This is an automatically generated e-mail. To reply, visit:
Review request for Aurora, Joshua Cohen, Stephan Erb, and Zameer Manji.
This is the first (out of 3) patches intending to reduce storage write lock
contention and as such improve overall system write throughput. It introduces
the `BatchWorker` and migrates the majority of storage writes due to task
status change events to use `TaskEventBatchWorker`.
Our current storage system writes effectively behave as `SERIALIZABLE`
transaction isolation level in SQL terms. This means all writes require
exclusive access to the storage and no two transactions can happen in parallel
. While it certainly simplifies our implementation, it creates a single
hotspot where multiple threads are competing for the storage write access. This
type of contention only worsens as the cluster size grows, more tasks are
scheduled, more status updates are processed, more subscribers are listening to
status updates and etc. Eventually, the scheduler throughput (and especially
task scheduling) becomes degraded to the extent that certain operations wait
much longer (4x and more) for the lock acquisition than it takes to process
their payload when inside the transaction. Some ops (like event processing) are
generally tolerant of these types of delays. Others - not as much. The task
scheduling suffers the most as backing up the scheduling queue directly affects
he Median Time To Assigned (MTTA).
Given the above, it's natural to assume that reducing the number of write
transactions should help reducing the lock contention. This patch introduces a
generic `BatchWorker` service that delivers a "best effort" batching approach
by redirecting multiple individual write requests into a single FIFO queue
served non-stop by a single dedicated thread. Every batch shares a single write
transaction thus reducing the number of potential write lock requests. To
minimize wait-in-queue time, items are dispatched immediately and the max
number of items is bounded. There are a few `BatchWorker` instances specialized
on particular workload types: task even processing, cron scheduling and task
scheduling. Every instance can be tuned independently (max batch size) and
provides specialized metrics helping to monitor each workload type perf.

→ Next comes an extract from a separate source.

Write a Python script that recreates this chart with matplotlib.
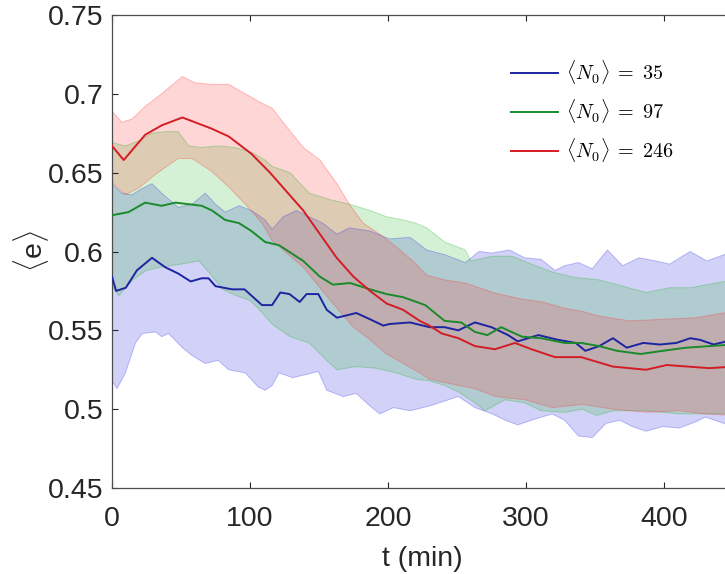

The proposed approach has been heavily tested in production and delivered the
best results. The lock contention latencies got down between 2x and 5x
depending on the cluster load. A number of other approaches tried but discarded
as not performing well or even performing much worse than the current master:
- Clock-driven batch execution - every batch is dispatched on a time schedule
- Max batch with a deadline - a batch is dispatched when max size is reached OR
a timeout expires
- Various combinations of the above - some `BatchWorkers` are using
clock-driven execution while others are using max batch with a deadline
- Completely non-blocking (event-based) completion notification - all call
sites are notified of item completion via a `BatchWorkCompleted` event
Happy to provide more details on the above if interested.
The introduction of the `BatchWorker` by itself was not enough to substantially
improve the MTTA. It, however, paves the way for the next phase of scheduling
perf improvement - taking more than 1 task from a given `TaskGroup` in a single
scheduling round (coming soon). That improvement wouldn't deliver without
decreasing the lock contention first.
Note: it wasn't easy to have a clean diff split, so some functionality in
`BatchWorker` (e.g.: `executeWithReplay`) appears to be unused in the current
patch but will become obvious in the part 2 (coming out shortly).
All types of testing including deploying to test and production clusters.